Nevertheless, a more detailed examination of the university archives might reveal additional information both about the courses offered and the professors who taught them. That investigation awaits the attention of future scholars. At this stage of our inquiry, we can identify the following twenty-six courses, listed chronologically, and taken by Rand between the Fall of 1921 and the Spring of 1924:
4
1. General Theory of the State and the State Structure in the RSFSR (
Russian Soviet
Federated Socialist Republic) and the USSR (Union of Soviet Socialist Republics)
5
This course was a fairly straightforward rendering of the Bolshevik politics of the Soviet Union, presented in proletarian class-conscious, Marxist-Leninist terms. Konecny (1994) informs us that during this period “obligatory courses on topics such as political economy, the history of the Russian Communist Party, and the Soviet Constitution” were introduced into the university (111).
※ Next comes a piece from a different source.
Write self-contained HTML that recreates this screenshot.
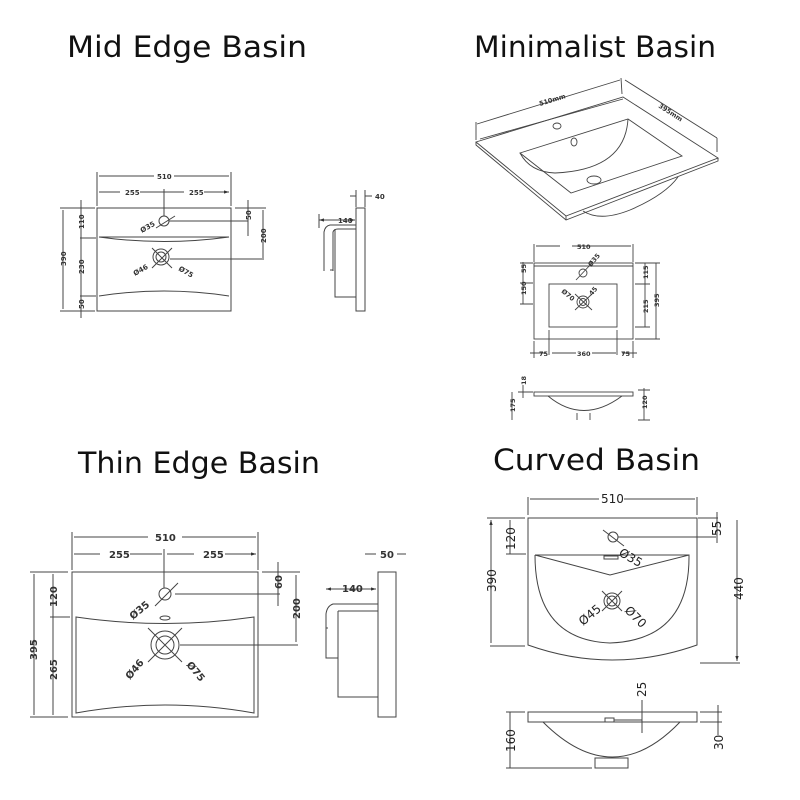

These party courses did not become
compulsory until 1925. While there were few bona fide communist professors in 1921, the courses were still highly recommended for all students (117).
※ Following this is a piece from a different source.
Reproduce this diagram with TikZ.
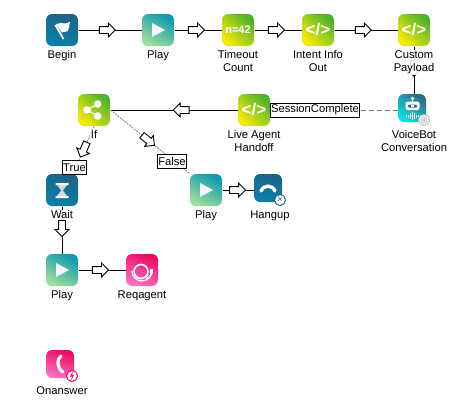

2. History of the Development of Social Forms
This examined the development of human social relations from the perspective of both Marxist and non-Marxist political thinkers. It included a study of social formations—and their effects on the lives of individuals—as they emerged over time. Heavily infused with notions of historical materialism and evolutionary development, the course was probably taught by the Marxist
K. M. Takhtarev
.
3.
Psychology
Courses in psychology were actually courses in
philosophical
psychology, offered by the Department of Philosophy.
6
Such coursework focused on the philosophy of mind, and on the nature of introspection, self-observation, and volition.
7
The most likely teacher of this course was the celebrated neo-Kantian
Ivan Ivanovich Lapshin
.
8
Like Lossky, Lapshin stressed the importance of mutual immanence in his rejection of solipsism and its “‘false metaphysical dualism between things in themselves and the knowing subject’” (quoted in Zenkovsky 1953, vol. 2, 689). Lapshin had taught this course several times between 1897–98 and 1917–18.
9
But as a critic of dialectical materialism, he was eventually exiled in 1922, along with many other intellectuals, including Lossky.
4.
Logic
This Department of Philosophy course featured all the traditional discussions of the Aristotelian syllogism, deduction, and inductive inference, as well as an examination of typical logical fallacies. From 1889, it was usually taught by the chair of the department,
Aleksandr Ivanovich Vvedensky
, also a Russian Idealist philosopher and psychologist, and one of the most important representatives of the neo-Kantian movement in Russia. Vvedensky had served as the president of the St. Petersburg Philosophical Society in 1899. He taught the reality and efficacy of free will, and argued that “the function of logic is to verify what is known and not to reveal the unknown” (
GSE
1974, vol. 4, 647). Despite his deep disagreements with the Marxists, he remained an active participant in the debates over materialism in the early 1920s, until his death in 1925. He had been a mentor to Lapshin, Askoldov, and Lossky, and was an exceptionally gifted lecturer who attracted thousands of students during his tenure at the university.